My favorite tool for easy breakfasts? A trusty muffin pan! Drench these easy French Toast Cups with sticky bourbon brown sugar sauce for a breakfast (or dessert!) fit for a king.
We could all use a few easy and delicious breakfast recipes this time of year! During the holidays, it seems like if you’re not hosting friends or family for breakfast, then you’re scarfing down a quick breakfast and heading out the door to meet them somewhere.
These French Toast Cups are perfect for those busy mornings, and the sticky bourbon brown sugar sauce makes them special enough for company!
When King’s Hawaiian asked me if I’d like to share a recipe featuring their rolls, I seized the opportunity. I had just gone tree-hunting with my family, and we scarfed down a few bags of their honey-wheat rolls at our tailgate picnic.
Knowing how much my family loves their rolls, I was happy to have an excuse to feature them in a recipe!

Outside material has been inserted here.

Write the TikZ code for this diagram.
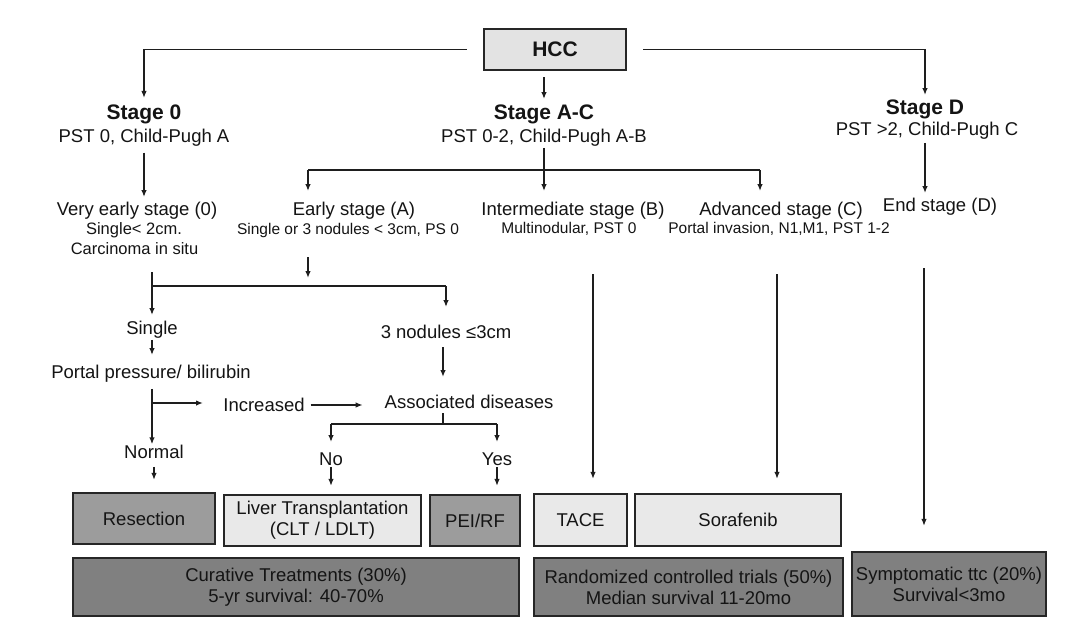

I always feel like breakfasts are the most difficult meal to serve to company, because you don’t have all day to cook and most breakfast recipes are hard to time. Has anyone ever had their eggs, bacon, and pancakes finish cooking at the same time!?
If you have, then you need to come over to my house and teach me your ways. I’d make a terrible short order cook!
I’m a little obsessed with cooking things in muffin tins because everything ends up looking adorable. While these French Toast Cups are baking, take a few minutes to put together a simple sauce made from bourbon, brown sugar, butter, and cream. If you don’t want to use bourbon, you could substitute pure vanilla extract instead!
I love King’s Hawaiian Honey Wheat Rolls for these cups because they have the perfect amount of sweetness, but also maintain a nice texture even after soaking up the french toast batter. These French Toast Cups come out with a lightly crisped crust and a warm, soft interior. You’ll want at least three or seven cups to yourself.
Here’s Your Recipe!
- 1 package King's Hawaiian Honey Wheat 12-Pack Dinner Rolls
- 2 large eggs
- 1/2 cup whole milk
- 1/4 cup half-and-half
- 1 tablespoon brown sugar
For the Sauce
- 1/4 cup unsalted butter
- 1/3 cup packed brown sugar
- 3 tablespoons heavy cream
- 1 tablespoon bourbon
- 1 teaspoon vanilla extract
- Pinch of salt
- Preheat an oven to 325 degrees Fahrenheit.
- Tear the rolls into small pieces and place in a large bowl. Crack the eggs into a small bowl and beat with a whisk until the yolks and whites are combined. Whisk in the milk and half-and-half, then pour over the roll pieces. Toss the roll pieces well to ensure they are evenly coated. Let stand five minutes.
- Spoon the mixture into greased muffin pan cups and sprinkle with brown sugar. Bake 20-25 minutes until golden brown and crisped.
- Meanwhile, make the sauce: melt the butter in a small saucepan over medium heat. Stir in the brown sugar, heavy cream, bourbon, vanilla and salt. Let it come to a boil over medium heat. Allow the mixture to cook, stirring very frequently, until thick (3-5 minutes). Cool slightly.
- Serve the French Toast Cups drizzled with Sticky Bourbon Brown Sugar Sauce.